Enterprise resource planning (ERP), or business software, is a high-margin segment that includes consulting as a key component and commands at least 40% higher billing rates than plain-vanilla applications and development and maintenance services. Such software is typically sold and maintained by firms such as SAP AG and Oracle Corp. Indian firms began acquiring ERP capabilities only in recent years to enter the big league of companies such as International Business Machines Corp. (IBM) and Accenture Ltd.

For instance, Infosys Technologies Ltd and HCL Technologies Ltd, India’s second and fifth largest software firms, fought a bid last year to buy British ERP implementation and consulting firm Axon Group Plc HCL won.

The impetus came during the downturn, when firms in the US and Europe, the biggest markets for Indian IT firms, slashed technology budgets and spent a bare minimum on the so-called lights-on projects for maintaining existing IT infrastructure, to keep their businesses running.

Now, with a recovery in sight, firms such as British oil explorer BP Plc. and power equipment maker ABB group are again upgrading their business applications but prefer outsourcing the work to firms in low-cost countries such as India, analysts said.

Mint could not independently verify ERP contracts won by Indian firms.

“Clients are becoming more open to discretionary IT spending, especially in areas such as enterprise resource planning, in which deep spending cuts have already happened,” Harmendra Gandhi and Pinku Pappan, analysts with brokerage Nomura Financial Advisory and Securities (India) Pvt. Ltd, wrote in a 10 September report to clients.

By discretionary spending, the analysts are referring to the money that customers keep aside to spend over their planned IT budget.
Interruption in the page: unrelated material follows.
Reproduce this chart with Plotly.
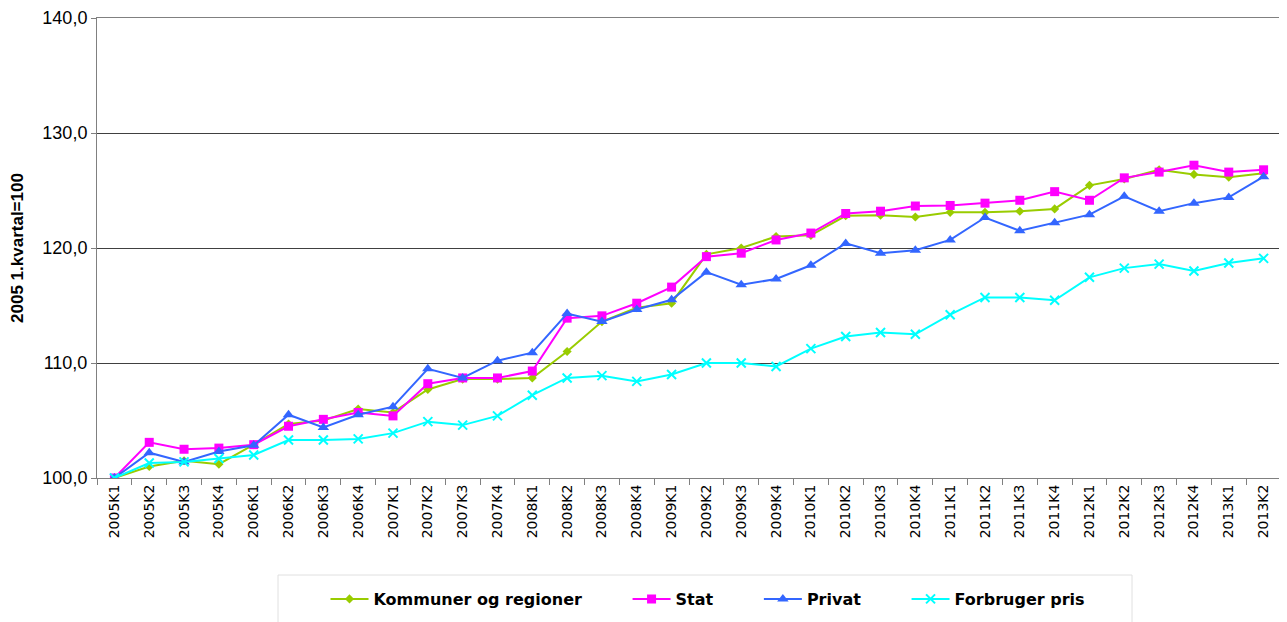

“Customers are also talking about some transformation of deals, apart from offshoring support and maintenance work. Thus, the propensity to spend out of the 2009 Budget is much more now compared with that a quarter ago,” Gandhi and Pappan said.

The shift to Indian firms was also prompted by price increases at their regular vendors.

Germany’s SAP last year raised its annual support costs to 22% of the licence fee from 17% earlier, saying this would bring down the total cost of ownership of the licence for customers.

Firms had not factored in a hike in maintenance fee during the recession and “are exploring outsourcing to Indian vendors, who can maintain at half the cost, but with the risk of losing support on upgrades from the vendor,” said Asheesh Raina, a principal research analyst at Gartner Inc. “Indian companies have also been able to demonstrate maturity in offering support.”

Spending on business software was the lowest in the five years to 2009, but is expected to pick up in 2010, Raina said.

Firms such as Wipro Ltd, HCL, Cognizant Technology Solutions Ltd and even smaller companies such as Defiance Technologies Pvt. Ltd, the IT services unit of the Hinduja group, say customers are looking to improve efficiency and integrate their business software with their core processes, and not just to cut costs. But it does help that Indian ERP firms are cheaper by at least a third than Accenture or IBM.

“Saving costs and capital continues to be the most important thing clients are discussing,” said Sangita Singh, head of enterprise application services, or EAS, for Wipro. The segment contributed a third out of the 26 customers that Wipro added in the first quarter ended June.

“You don’t have many companies spending $100-200 million (Rs482-964 crore) on new licences. It may be in the range of $50-70 million. The implementation business is three to four times on licences,” Singh said.

HCL earns nearly a quarter of its overall revenue from business software projects. EAS projects accounted for 23.6% of its fourth quarter revenue of Rs2,908 crore, up from 10.8% a year ago.